In one graceful moment, his coffee spilt all over the table. I had already been laughing earlier. Now, as I watched the “Oh this is perfect” expression flash across his face, I couldn’t help but laugh again. It really was a cute moment. He made a joke about how if this was a first date, I’d already be out the door.
We talked about how I had just painted my shoes in my car using fabric paint, how he has enough confidence with a microphone for all of us that don’t, the 180 tear ducts in a person’s eye (as told to us by the man with the eye patch beside us), our families, our friends, and the often overwhelming and puzzling thing that is: life.
As we sat there, I was acutely cold yet deliriously happy. Laughter felt good. Real conversation, comforting. The wisdom of a true man, indescribable.

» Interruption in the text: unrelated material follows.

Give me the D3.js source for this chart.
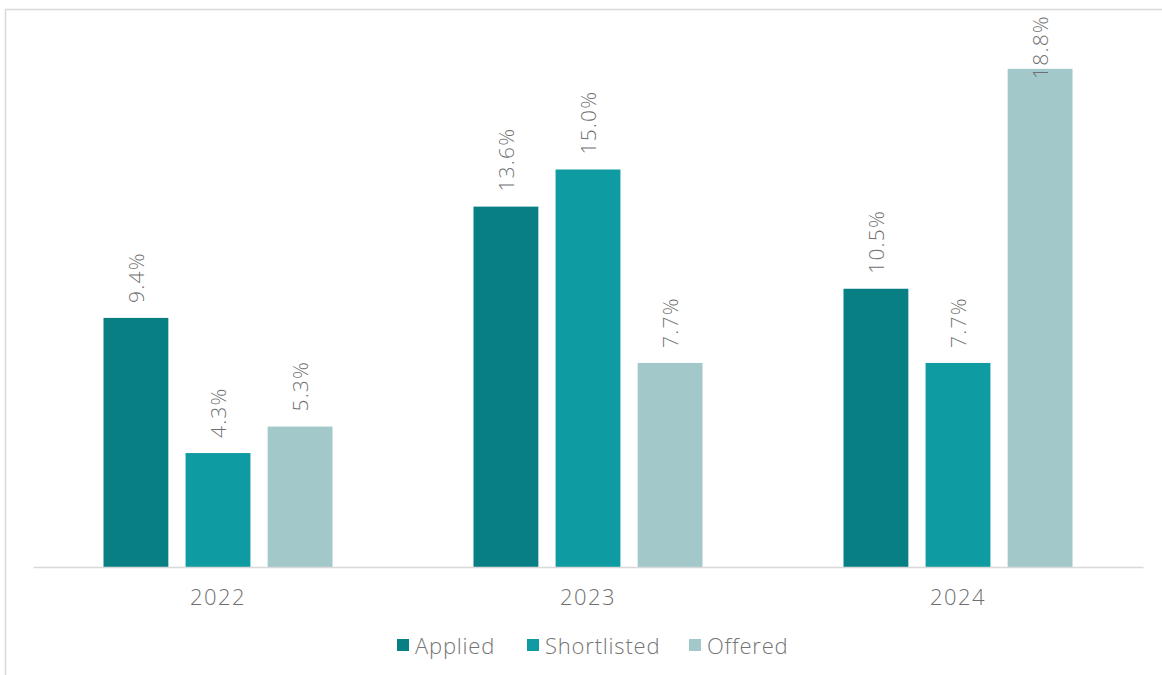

He spoke of his time abroad. Of the beauty that he encountered. The ways in which he got lost, and how he eventually found himself.
Being home wasn’t as effortless as he had expected. He had begun to experience what many travellers stumble upon – settling back into a mundane routine, with little inspiration and much less beauty in the everyday.
Where did that part of him go? The part that was on FIRE for life in Paris? The part that felt fully ALIVE in Croatia? All of this talk got me thinking. I’ve experienced the exact same emotions, run into the same let downs, and desperately craved to be abroad once more. How do you keep the part of yourself that you “found” while you were away?
It all comes down to a choice, he said. We can choose to live full lives wherever we are. We can choose to wander the streets of the city alone, we can choose to grab a backpack and hit the road with no destination planned out. Happiness is our choice. We just forget to choose it at times.
Thank you, kind sir who spilt coffee on the table, for making me laugh and for reminding me of the beauty in life. Of your beauty, the beauty around me, and the choices that I am able to make.